Desperation does not create demand. A market either wants what you are selling or it does not, and your personal stakes have nothing to do with that. Burning the boats only changes one thing: it removes the runway you need to find the answer. A founder with a job and twelve months of evidence-gathering beats a founder with no income and ninety days of panic almost every time.
The useful version of commitment is not financial recklessness. It is consistency. Show up every week, run one more test, talk to one more customer. That compounds. A single brave jump does not.
- The survivors who leapt are visible. The ones who lost everything are not. Adjust for that.
- Pressure does not manufacture demand. It only shortens the time you have to discover it.
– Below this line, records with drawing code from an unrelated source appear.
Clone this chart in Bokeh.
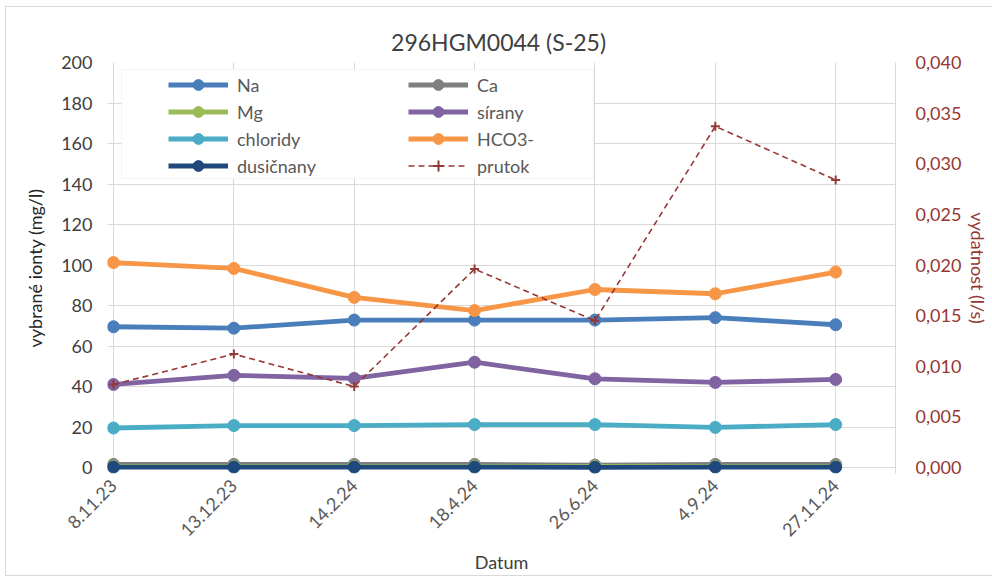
from math import pi

from bokeh.plotting import figure
from bokeh.models import (Range1d, LinearAxis, FixedTicker, CustomJSTickFormatter,
                          Legend, LegendItem, BoxAnnotation)
from bokeh.embed import file_html
from bokeh.resources import INLINE

# Sampling dates (category axis)
dates = ["8.11.23", "13.12.23", "14.2.24", "18.4.24", "26.6.24", "4.9.24", "27.11.24"]

# Selected ions, mg/l
na = [69.5, 68.8, 72.8, 72.8, 72.8, 74.0, 70.5]
ca = [1.5, 1.5, 1.5, 1.5, 1.2, 1.5, 1.5]
mg = [0.6, 0.6, 0.6, 0.6, 0.5, 0.6, 0.6]
sirany = [41.0, 45.5, 44.0, 52.0, 43.8, 42.0, 43.5]
chloridy = [19.5, 20.7, 20.7, 21.2, 21.2, 19.8, 21.2]
hco3 = [101.2, 98.3, 84.0, 77.5, 87.9, 85.8, 96.5]
dusicnany = [0.2, 0.2, 0.2, 0.2, 0.1, 0.2, 0.2]

# Spring yield, l/s (secondary axis)
prutok = [0.0082, 0.0112, 0.0080, 0.0196, 0.0145, 0.0337, 0.0284]

left_ticks = [0, 20, 40, 60, 80, 100, 120, 140, 160, 180, 200]
right_ticks = [0.0, 0.005, 0.010, 0.015, 0.020, 0.025, 0.030, 0.035, 0.040]

FONT = "Lato"
GRID = "#d9d9d9"
TEXT = "#595959"
DARK_RED = "#953735"

x = list(range(len(dates)))

p = figure(width=992, height=577, output_backend="svg", toolbar_location=None,
           x_range=Range1d(-0.0497, 6.497), y_range=Range1d(-2.96, 200),
           min_border_left=107, min_border_right=95, min_border_top=62,
           min_border_bottom=104, background_fill_color="white",
           border_fill_color="white", outline_line_color=None)
p.extra_y_ranges = {"flow": Range1d(-0.000592, 0.040)}

# Thin frame around the whole chart (no right edge, it runs past the page)
p.stylesheets = [""":host::after {
  content: ""; position: absolute; left: 5px; top: 6px;
  width: 987px; height: 570px; box-sizing: border-box;
  border: 1px solid #d9d9d9; border-right: none;
  pointer-events: none; z-index: 10;
}"""]

# Title
p.title.text = "296HGM0044  (S-25)"
p.title.align = "center"
p.title.text_font = FONT
p.title.text_font_size = "23px"
p.title.text_font_style = "normal"
p.title.text_color = "#404040"
p.title.standoff = 13

# Bottom axis: dates
xa = p.xaxis[0]
xa.ticker = FixedTicker(ticks=x)
xa.major_label_overrides = {i: d for i, d in enumerate(dates)}
xa.major_label_orientation = pi / 4
xa.axis_line_color = None
xa.major_tick_line_color = None
xa.minor_tick_line_color = None
xa.major_label_text_font = FONT
xa.major_label_text_font_size = "18px"
xa.major_label_text_color = TEXT
xa.major_label_standoff = 3
xa.axis_label = "Datum"
xa.axis_label_text_font = FONT
xa.axis_label_text_font_size = "18px"
xa.axis_label_text_font_style = "normal"
xa.axis_label_text_color = "#404040"
xa.axis_label_standoff = 6

# Left axis: ions
ya = p.yaxis[0]
ya.ticker = FixedTicker(ticks=left_ticks)
ya.axis_line_color = None
ya.major_tick_line_color = None
ya.minor_tick_line_color = None
ya.major_label_text_font = FONT
ya.major_label_text_font_size = "18px"
ya.major_label_text_color = "#404040"
ya.major_label_standoff = 9
ya.axis_label = "vybrané ionty (mg/l)"
ya.axis_label_text_font = FONT
ya.axis_label_text_font_size = "18px"
ya.axis_label_text_font_style = "normal"
ya.axis_label_text_color = "#262626"
ya.axis_label_standoff = 12

# Right axis: yield
ra = LinearAxis(y_range_name="flow", ticker=FixedTicker(ticks=right_ticks),
                formatter=CustomJSTickFormatter(code="return tick.toFixed(3).replace('.', ',')"))
ra.axis_line_color = GRID
ra.major_tick_line_color = None
ra.minor_tick_line_color = None
ra.major_label_text_font = FONT
ra.major_label_text_font_size = "18px"
ra.major_label_text_color = DARK_RED
ra.major_label_standoff = 14
ra.axis_label = "vydatnost (l/s)"
ra.axis_label_text_font = FONT
ra.axis_label_text_font_size = "18px"
ra.axis_label_text_font_style = "normal"
ra.axis_label_text_color = DARK_RED
ra.axis_label_standoff = 3
p.add_layout(ra, "right")

p.xgrid.grid_line_color = GRID
p.ygrid.grid_line_color = GRID

# Ion series
series = [
    ("Na", na, "#4a7ebb"),
    ("Ca", ca, "#7f7f7f"),
    ("Mg", mg, "#9bbb59"),
    ("sírany", sirany, "#8064a2"),
    ("chloridy", chloridy, "#4bacc6"),
    ("HCO3-", hco3, "#f79646"),
    ("dusičnany", dusicnany, "#1f497d"),
]

items = {}
for name, vals, color in series:
    ln = p.line(x, vals, line_width=4.8, line_color=color)
    pt = p.scatter(x, vals, size=12, fill_color=color, line_color=color)
    items[name] = LegendItem(label=name, renderers=[ln, pt])

# Yield series on the secondary axis
fl = p.line(x, prutok, y_range_name="flow", line_width=1.6, line_color=DARK_RED,
            line_dash="6 4")
fp = p.scatter(x, prutok, y_range_name="flow", marker="cross", size=9,
               line_width=2, line_color=DARK_RED)
items["prutok"] = LegendItem(label="prutok", renderers=[fl, fp])

# Legend frame
p.add_layout(BoxAnnotation(left=121, right=593, top=69, bottom=178,
                           left_units="canvas", right_units="canvas",
                           top_units="canvas", bottom_units="canvas",
                           fill_color="white", fill_alpha=1,
                           line_color=GRID, line_width=1))


def make_legend(names, loc):
    lg = Legend(items=[items[n] for n in names], location=loc,
                padding=0, margin=0, spacing=0, glyph_width=60, glyph_height=27,
                label_height=20, label_standoff=9, border_line_color=None,
                background_fill_alpha=0, label_text_font=FONT,
                label_text_font_size="18px", label_text_color=TEXT)
    p.add_layout(lg, "center")


make_legend(["Na", "Mg", "chloridy", "dusičnany"], (61, 294))
make_legend(["Ca", "sírany", "HCO3-", "prutok"], (301, 294))

open("out.html", "w").write(file_html(p, INLINE))
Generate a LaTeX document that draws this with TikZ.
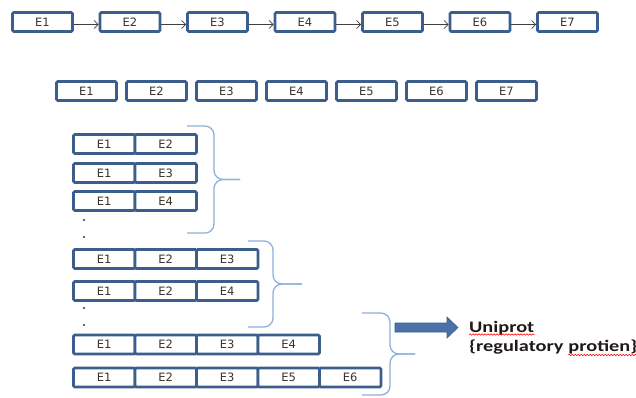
\documentclass[tikz,border=0pt]{standalone}
\usepackage{fontspec}
\newfontfamily\efont{DejaVu Sans}
\newfontfamily\ufont[FakeStretch=1.27]{Carlito}
\usetikzlibrary{arrows.meta,decorations.pathmorphing}
\definecolor{boxblue}{HTML}{3B5E8C}
\definecolor{etext}{HTML}{3A3328}
\definecolor{arrgray}{HTML}{404040}
\definecolor{braceblue}{HTML}{8DB0DD}
\definecolor{dotblue}{HTML}{2E2A6E}
\definecolor{arrowfill}{HTML}{4A72A8}
\definecolor{arrowedge}{HTML}{385D8A}
\definecolor{utext}{HTML}{1F1A17}
\begin{document}
\begin{tikzpicture}[x=1pt,y=-1pt,
  ebox/.style={draw=boxblue, line width=2.6pt, fill=white, minimum width=60pt,
    minimum height=19pt, inner sep=0pt, rounded corners=1.2pt,
    font=\efont\fontsize{11.5}{12}\selectfont, text=etext},
  cell/.style={ebox, minimum width=61.5pt},
  chainarrow/.style={draw=arrgray, line width=0.8pt, -{Straight Barb[length=4pt,width=8pt]}},
  bracecol/.style={draw=braceblue, line width=1.3pt, rounded corners=9pt},
  dotmark/.style={circle, fill=dotblue, inner sep=0pt, minimum size=2.2pt},
  utxt/.style={anchor=base west, inner sep=0pt, text=utext, font=\ufont\bfseries\fontsize{16}{18}\selectfont},
  wavy/.style={draw=red, line width=0.6pt, decorate, decoration={snake, amplitude=0.7pt, segment length=3pt}}]
\useasboundingbox (0,0) rectangle (636,397);

% top chain
\foreach \i in {1,...,7}
  \node[ebox] (t\i) at ({42.5+87.5*(\i-1)},22) {E\i};
\foreach \i [count=\j from 2] in {1,...,6}
  \draw[chainarrow] ([yshift=-2.5pt]t\i.east) -- ([yshift=-2.5pt]t\j.west);

% second row
\foreach \i in {1,...,7}
  \node[ebox] (s\i) at ({86.5+70*(\i-1)},91) {E\i};

% group 1
\foreach \lab [count=\k] in {E1,E2}
  \node[cell] (aa\k) at ({42.75+61.5*\k},144) {\lab};
\foreach \lab [count=\k] in {E1,E3}
  \node[cell] (ab\k) at ({42.75+61.5*\k},173) {\lab};
\foreach \lab [count=\k] in {E1,E4}
  \node[cell] (ac\k) at ({42.75+61.5*\k},201) {\lab};
\node[dotmark] (d1) at (84,220) {};
\node[dotmark] (d2) at (84,237) {};

% group 2
\foreach \lab [count=\k] in {E1,E2,E3}
  \node[cell] (ba\k) at ({42.75+61.5*\k},259) {\lab};
\foreach \lab [count=\k] in {E1,E2,E4}
  \node[cell] (bb\k) at ({42.75+61.5*\k},291) {\lab};
\node[dotmark] (d3) at (84,308) {};
\node[dotmark] (d4) at (84,325) {};

% group 3
\foreach \lab [count=\k] in {E1,E2,E3,E4}
  \node[cell] (ca\k) at ({42.75+61.5*\k},344.5) {\lab};
\foreach \lab [count=\k] in {E1,E2,E3,E5,E6}
  \node[cell] (cb\k) at ({42.75+61.5*\k},377.5) {\lab};

% braces
\draw[bracecol] (187,126) -- (214,126) -- (214,179.5) -- (240,179.5);
\draw[bracecol] (187,233) -- (214,233) -- (214,179.5) -- (240,179.5);
\draw[bracecol] (248,241) -- (273,241) -- (273,284) -- (302,284);
\draw[bracecol] (248,327) -- (273,327) -- (273,284) -- (302,284);
\draw[bracecol] (362,313) -- (390,313) -- (390,354) -- (415,354);
\draw[bracecol] (362,395) -- (390,395) -- (390,354) -- (415,354);

% block arrow
\filldraw[fill=arrowfill, draw=arrowedge, line width=0.6pt]
  (395,323) -- (447,323) -- (447,317) -- (458,327.5) -- (447,338) -- (447,332) -- (395,332) -- cycle;

% text
\node[utxt] (u1) at (469,332) {Uniprot};
\node[utxt] (u2) at (469,351) {\{regulatory};
\node[utxt] (u3) at ([xshift=4.6pt]u2.base east) {protien\}};
\draw[wavy] ([yshift=-2.5pt]u1.base west) -- ([yshift=-2.5pt]u1.base east);
\draw[wavy] ([yshift=-4pt]u3.base west) -- ([yshift=-4pt]u3.base east);
\end{tikzpicture}
\end{document}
- Trade the one big bet for many small ones you can afford to lose.
Start Small and On the Side
The best first business is one you can run in the cracks of your current life. A few hours on evenings and weekends is enough to test almost any idea, because the early questions are cheap to answer. Does anyone have this problem? Will they describe it the way you do? Will they pay? None of those require a full-time commitment to find out.
Starting small also protects your judgement. When your rent depends on the answer, you will talk yourself into hearing yes. When you still have an income, you can afford to hear the truth. The side-project founder is a calmer, more honest researcher than the all-in founder, and honesty is the scarce resource in early validation.
Pick something narrow enough to finish a first test in a week or two. The goal is not a polished company. The goal is one real signal that tells you whether to keep going.
- Use evenings and weekends to answer the cheap questions first.
- Keeping your income keeps your judgement honest.
- Scope the first test to weeks, not months. You want a signal, not a launch.
Validate Before You Commit Real Money
Validation is the entire skill of early entrepreneurship, and most people skip it because building feels like progress and asking feels like risk. It is the other way around. Building something nobody wants is the most expensive mistake there is. A weekend spent talking to ten potential customers is the cheapest insurance you can buy.
Run tests in order of cost. Start with conversations: find people with the problem and listen without pitching. Then run a smoke test, a simple landing page that describes the offer and asks for an email or a pre-order. Then try to take money before the product fully exists, through a deposit or a manual first version you deliver by hand. Each step is a higher bar, and a no at any step saves you the cost of the next one.
Treat a clear no as a win. You paid almost nothing and you learned the idea was weak. That is exactly how a build-or-kill approach is supposed to work. Kill the weak ideas while they are still cheap to kill.
- Conversations first, then a landing-page smoke test, then an attempt to take money.
- Each test is more expensive and more honest than the last. Stop at the first real no.
- A cheap, early no is a success. It saved you the build.
Keep Your Optionality Until the Evidence Demands More
Optionality means keeping the option to walk away, stay part-time, or go all-in, and not closing those doors until you have a reason to. Early on you know the least you will ever know, so locking yourself in is when it is least justified. The founders who survive treat every escalation of commitment as something the business has to earn.
Set yourself simple thresholds in advance. Decide what evidence would justify going part-time, and what would justify going full-time. A common one for a solo founder: do not quit the job until the side business covers a meaningful chunk of your living costs, or until you have paying customers who clearly want more than you can deliver in your spare hours. Tie the leap to numbers, not to mood.
This is not a lack of conviction. It is conviction applied at the right moment. You go all-in when the evidence is strong, and by then it barely feels like a leap at all. It feels like the obvious next step, which is exactly what a good on-ramp produces.
- Decide in advance what evidence justifies each step up in commitment.
- A sane trigger to quit: the side business covers real living costs or you are turning away demand.
- Going all-in should feel obvious by the time you do it, not brave.